On Tuesday 25th October, our program leads delivered a fantastic workshop to facilitate the development of competitive and innovative seed funding grant applications for our 2022 centre scheme.
As an Australian Research Council (ARC) Industrial Transformation Training Centre, one of our key purposes is to provide industry specific training to prepare the future workforce in the fields of joint biomechanics and orthopaedic surgery. The seed grant scheme was formulated to support the development of our researchers and to provide future research opportunities for them to apply for large grants, as well as to foster collaboration between our 4 program streams to harness our well-established network of investigators and partners across industry, academic, and the clinical orthopaedic setting. Our leadership team delivered the following advice to all grant applicants, whether they might be a PhD student, ECR, or mid-career researcher:
Prof. Lynne Bilston highlighted the importance of not limiting yourself to what you do, but to formulate the best project idea to attract the right team to get the job done. She provided the following tips:
1.Get your message across at the start
Define what problem you are trying to solve and provide an executive summary on the first page of the application. Describe why the problem, gap, or limitation is significant, and describe what your project will do to address it. Ensure you provide adequate aims and key methods, as well as to highlight the innovative or niche aspects of the project and why your team is the best to do the work.
2. Directly address the selection criteria
3. Use the best possible study design and methods
Justify your choice of methods and include a statistical analysis or plan. Include pilot data to prove feasibility and ensure aims are consistent with the research plan and outcome measures. DO NOT oversimplify, ignore potential problems or confounders (say how you will manage them), or exaggerate.
4. Clearly state the outcome and significance
Define what your project will achieve such as new knowledge, new methods, the project outcomes and the overall benefit to society.
5. Be concise, concrete and clear
Know your audience (assessors and panel). Keep your language simple and logical for non-specialist panel members and avoid generalisations or hype.
6. Don’t take an unsuccessful application as a failure
As little as 10% of grant applications are successful depending on the round, so always ask for feedback and apply this for the next submission. Always seek feedback from your peers and mentors for additional insight into how to improve in the future.
Prof. Graham Kerr focused on building the best team based on diversity and the valuable contribution of each member. He shared his tips where grant titles should be in active tense and succinct. When building your team, ensure you have real expertise and real contributors, not just those added due to exceptional track records. The structure of the grant is imperative. Bear the aims in mind and focus each section to persuade the reader that this is the best idea, best team, best project, and achievable.
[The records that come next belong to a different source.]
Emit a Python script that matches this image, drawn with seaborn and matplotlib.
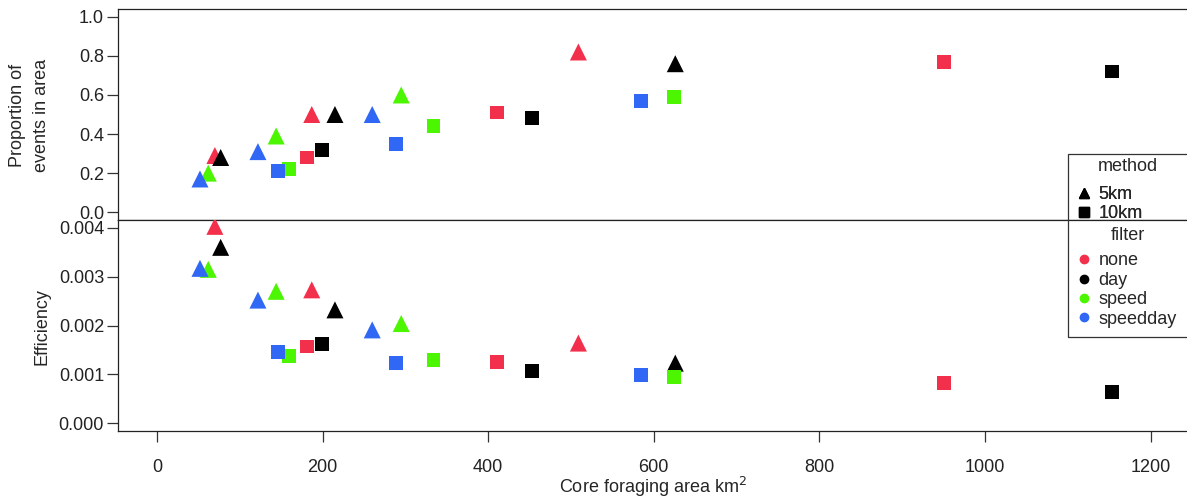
import numpy as np
import pandas as pd
import matplotlib
matplotlib.use('Agg')
import matplotlib.pyplot as plt
import seaborn as sns
from matplotlib.lines import Line2D
from matplotlib.patches import Rectangle

sns.set_style('white')
plt.rcParams['font.family'] = ['Liberation Sans', 'DejaVu Sans']
plt.rcParams['font.size'] = 13

# 데이터 - 필터별, 방법별 (3개씩)
filters = ['none', 'day', 'speed', 'speedday']
methods = ['5km', '10km']
colors = {'none': '#F2304B', 'day': '#000000', 'speed': '#4CF500', 'speedday': '#3068F5'}

# 5km (삼각형)
area_5km = {'none': [70, 187, 509], 'day': [77, 215, 626],
            'speed': [62, 144, 295], 'speedday': [52, 122, 260]}
prop_5km = {'none': [0.29, 0.50, 0.82], 'day': [0.28, 0.50, 0.76],
            'speed': [0.20, 0.39, 0.60], 'speedday': [0.17, 0.31, 0.50]}
eff_5km = {'none': [0.00403, 0.00273, 0.00164], 'day': [0.00360, 0.00232, 0.00123],
           'speed': [0.00315, 0.00270, 0.00204], 'speedday': [0.00317, 0.00252, 0.00191]}

# 10km (사각형)
area_10km = {'none': [181, 411, 951], 'day': [199, 453, 1153],
             'speed': [160, 334, 624], 'speedday': [146, 289, 585]}
prop_10km = {'none': [0.28, 0.51, 0.77], 'day': [0.32, 0.48, 0.72],
             'speed': [0.22, 0.44, 0.59], 'speedday': [0.21, 0.35, 0.57]}
eff_10km = {'none': [0.00157, 0.00126, 0.00082], 'day': [0.00162, 0.00107, 0.00064],
            'speed': [0.00138, 0.00130, 0.00094], 'speedday': [0.00145, 0.00123, 0.00098]}

rows = []
for f in filters:
    for a, p, e in zip(area_5km[f], prop_5km[f], eff_5km[f]):
        rows.append([f, '5km', a, p, e])
    for a, p, e in zip(area_10km[f], prop_10km[f], eff_10km[f]):
        rows.append([f, '10km', a, p, e])
df = pd.DataFrame(rows, columns=['filter', 'method', 'area', 'prop', 'eff'])

W, H = 1187, 501
fig = plt.figure(figsize=(W / 100, H / 100), dpi=100)
left = 118 / W
width = (1192 - 118) / W
ax1 = fig.add_axes([left, (H - 220) / H, width, 211 / H])
ax2 = fig.add_axes([left, (H - 431) / H, width, 211 / H])

markers = {'5km': '^', '10km': 's'}
sizes = {'5km': 150, '10km': 100}
for ax, col in [(ax1, 'prop'), (ax2, 'eff')]:
    for m in methods:
        sub = df[df['method'] == m]
        sns.scatterplot(data=sub, x='area', y=col, hue='filter', palette=colors,
                        marker=markers[m], s=sizes[m], linewidth=0, legend=False,
                        ax=ax, zorder=3)

for ax in (ax1, ax2):
    ax.set_xlim(-47, 1250)
    for s in ['top', 'bottom', 'left']:
        ax.spines[s].set_visible(True)
        ax.spines[s].set_color('#222222')
        ax.spines[s].set_linewidth(0.9)
    ax.spines['right'].set_visible(False)
    ax.tick_params(axis='y', direction='out', length=8, width=0.9, color='#333333',
                   left=True, labelsize=13, labelcolor='#222222', pad=2)
    ax.set_xlabel('')
    ax.set_ylabel('')

ax1.set_ylim(-0.04, 1.04)
ax1.set_yticks([0.0, 0.2, 0.4, 0.6, 0.8, 1.0])
ax1.set_yticklabels(['0.0', '0.2', '0.4', '0.6', '0.8', '1.0'])
ax1.set_xticks([])

ax2.set_ylim(-0.00016, 0.00416)
ax2.set_yticks([0.000, 0.001, 0.002, 0.003, 0.004])
ax2.set_yticklabels(['0.000', '0.001', '0.002', '0.003', '0.004'])
ax2.set_xticks([0, 200, 400, 600, 800, 1000, 1200])
ax2.tick_params(axis='x', direction='out', length=8, width=0.9, color='#333333',
                bottom=True, labelsize=13, labelcolor='#222222', pad=12)

fig.text(18 / W, 1 - 115 / H, 'Proportion of', rotation=90, ha='center', va='center', fontsize=13)
fig.text(42 / W, 1 - 115 / H, 'events in area', rotation=90, ha='center', va='center', fontsize=13)
fig.text(42 / W, 1 - 327 / H, 'Efficiency', rotation=90, ha='center', va='center', fontsize=13)
fig.text(653 / W, 1 - 487 / H, 'Core foraging area km$^2$', ha='center', va='center', fontsize=13)

# 범례
h_method = [Line2D([], [], marker=markers[m], color='black', linestyle='', markersize=7) for m in methods]
h_filter = [Line2D([], [], marker='o', color=colors[f], linestyle='', markersize=6) for f in filters]
leg_kw = dict(loc='center left', frameon=False, fontsize=13, labelspacing=0.13,
              handletextpad=0.3, handlelength=1.0, borderpad=0, borderaxespad=0)
leg1 = fig.legend(h_method, methods, bbox_to_anchor=(1075 / W, 1 - 204 / H), **leg_kw)
leg2 = fig.legend(h_filter, filters, bbox_to_anchor=(1075 / W, 1 - 290 / H), **leg_kw)
fig.add_artist(leg1)
fig.text(1128 / W, 1 - 167 / H, 'method', ha='center', va='center', fontsize=13)
fig.text(1128 / W, 1 - 236 / H, 'filter', ha='center', va='center', fontsize=13)
fig.patches.append(Rectangle((1068 / W, 1 - 337 / H), 130 / W, 183 / H,
                             transform=fig.transFigure, fill=False, edgecolor='#333333',
                             linewidth=0.9))

plt.savefig('out.png', dpi=100)
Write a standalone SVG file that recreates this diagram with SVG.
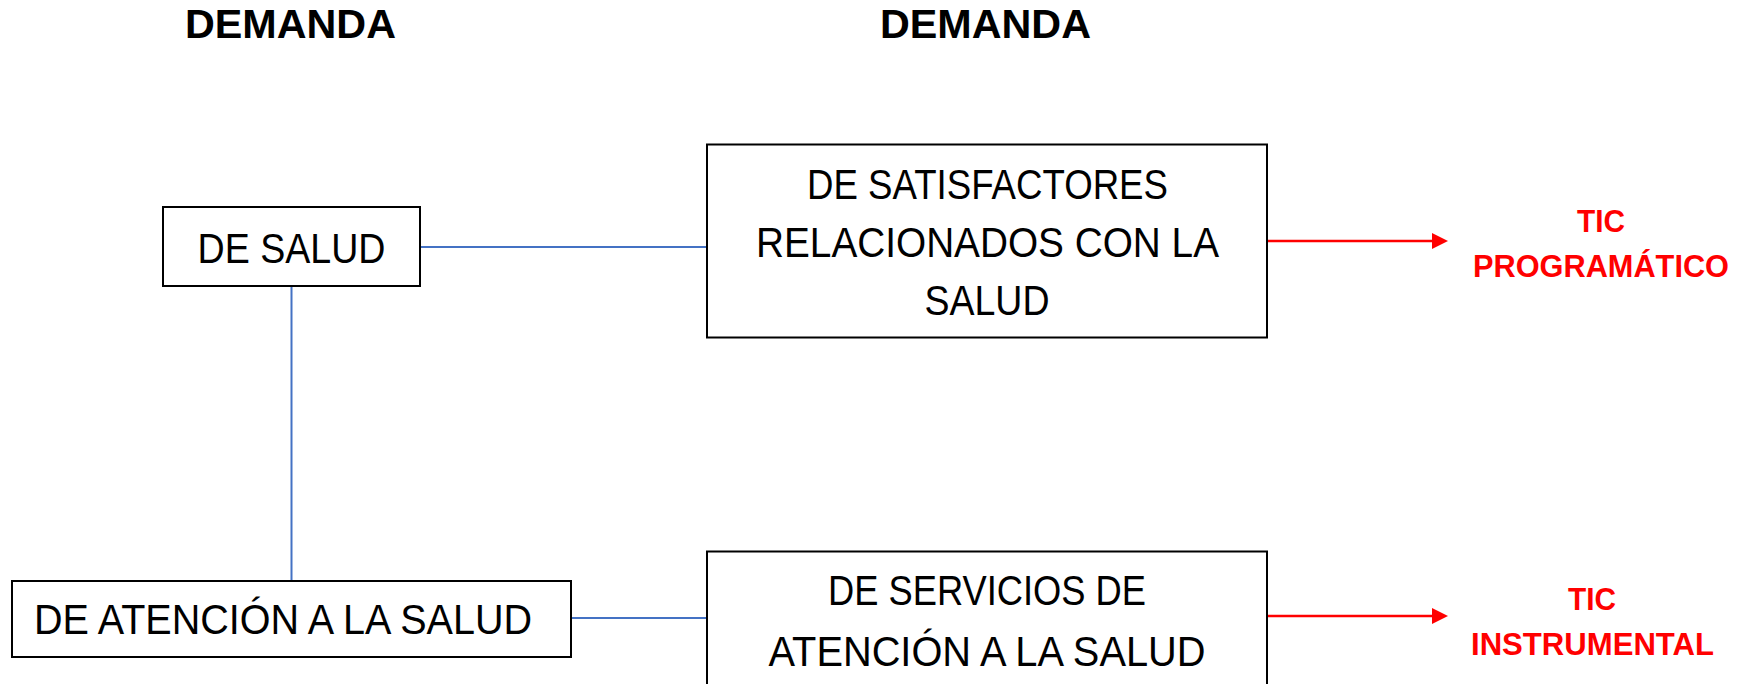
<svg xmlns="http://www.w3.org/2000/svg" width="1741" height="684" viewBox="0 0 1741 684">
<style>
.box{fill:#ffffff;stroke:#000000;stroke-width:2}
.t{font-family:"Liberation Sans",Arial,sans-serif;font-size:42px;fill:#000000;text-anchor:middle}
.h{font-family:"Liberation Sans",Arial,sans-serif;font-size:40px;font-weight:bold;fill:#000000}
.r{font-family:"Liberation Sans",Arial,sans-serif;font-size:32px;font-weight:bold;fill:#ff0000;text-anchor:middle}
.blue{stroke:#4472c4;stroke-width:2;fill:none}
.red{stroke:#ff0000;stroke-width:2.5;fill:none}
</style>
<defs>
<marker id="ah" markerUnits="userSpaceOnUse" markerWidth="16" markerHeight="16" refX="8" refY="8" orient="auto">
<path d="M0,0 L16,8 L0,16 z" fill="#ff0000"/>
</marker>
</defs>
<rect width="1741" height="684" fill="#ffffff"/>
<g id="headers">
<text class="h" x="185" y="38" textLength="211" lengthAdjust="spacingAndGlyphs">DEMANDA</text>
<text class="h" x="880" y="38" textLength="211" lengthAdjust="spacingAndGlyphs">DEMANDA</text>
</g>
<g id="connectors">
<line class="blue" x1="420" y1="247" x2="707" y2="247"/>
<line class="blue" x1="291.5" y1="286" x2="291.5" y2="581"/>
<line class="blue" x1="571" y1="618" x2="707" y2="618"/>
<line class="red" x1="1267" y1="241" x2="1440" y2="241" marker-end="url(#ah)"/>
<line class="red" x1="1267" y1="616" x2="1440" y2="616" marker-end="url(#ah)"/>
</g>
<g id="node-de-salud">
<rect class="box" x="163" y="207" width="257" height="79"/>
<text class="t" x="291.5" y="263" textLength="188" lengthAdjust="spacingAndGlyphs">DE SALUD</text>
</g>
<g id="node-satisfactores">
<rect class="box" x="707" y="144.5" width="560" height="193"/>
<text class="t" x="987.5" y="199" textLength="361" lengthAdjust="spacingAndGlyphs">DE SATISFACTORES</text>
<text class="t" x="987.5" y="257" textLength="463" lengthAdjust="spacingAndGlyphs">RELACIONADOS CON LA</text>
<text class="t" x="987" y="315" textLength="125" lengthAdjust="spacingAndGlyphs">SALUD</text>
</g>
<g id="node-atencion">
<rect class="box" x="12" y="581" width="559" height="76"/>
<text class="t" x="283" y="634" textLength="498" lengthAdjust="spacingAndGlyphs">DE ATENCIÓN A LA SALUD</text>
</g>
<g id="node-servicios">
<rect class="box" x="707" y="551.5" width="560" height="160"/>
<text class="t" x="987" y="605" textLength="318" lengthAdjust="spacingAndGlyphs">DE SERVICIOS DE</text>
<text class="t" x="987" y="666" textLength="437" lengthAdjust="spacingAndGlyphs">ATENCIÓN A LA SALUD</text>
</g>
<g id="label-programatico">
<text class="r" x="1601" y="232" textLength="48" lengthAdjust="spacingAndGlyphs">TIC</text>
<text class="r" x="1601" y="277" textLength="256" lengthAdjust="spacingAndGlyphs">PROGRAMÁTICO</text>
</g>
<g id="label-instrumental">
<text class="r" x="1592" y="610" textLength="48" lengthAdjust="spacingAndGlyphs">TIC</text>
<text class="r" x="1592.5" y="655" textLength="243" lengthAdjust="spacingAndGlyphs">INSTRUMENTAL</text>
</g>
</svg>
Prof. Justin Cooper-White emphasised openness towards new collaborations and adaptability to new ideas that inspire, even if the project scope is not what was initially envisioned. He provided the following tips:
1.Define your project (scope)
Keep your idea radar on. Attend conferences, read widely and deeply. Connect with like-minded people. Back up your idea with a literature/gap analysis
2. Form your team
Consider what expertise you have and don’t have. Seek recommendations and electronic introductions from advisors and mentors. Have a loose framework to present and be open to new ideas and changes that will ultimately improve your application.
3. Plan and source necessary resources
Define your hypothesis and aim. Define your experimental objectives. Seek advice and use your network.
4. Formulate your budget
Use guidelines always. Don’t inflate – assume budget cuts. Justify your requests with detail and a solid rationale.
5. Mange your time
Grant writing takes time, so start your concept early. Distribute workloads across the team. Allow one person to re-write the final version.
6. Manage your expectations
Outline at the start. Ensure everyone is aware of how funds will be spent and distributed. Make commitments and contributions and be prepared to resolve conflicts when they arise.
The centre thanks our Program Leaders for sharing their expertise with the team. We look forward to viewing the final written grant submissions on October 18, 2022.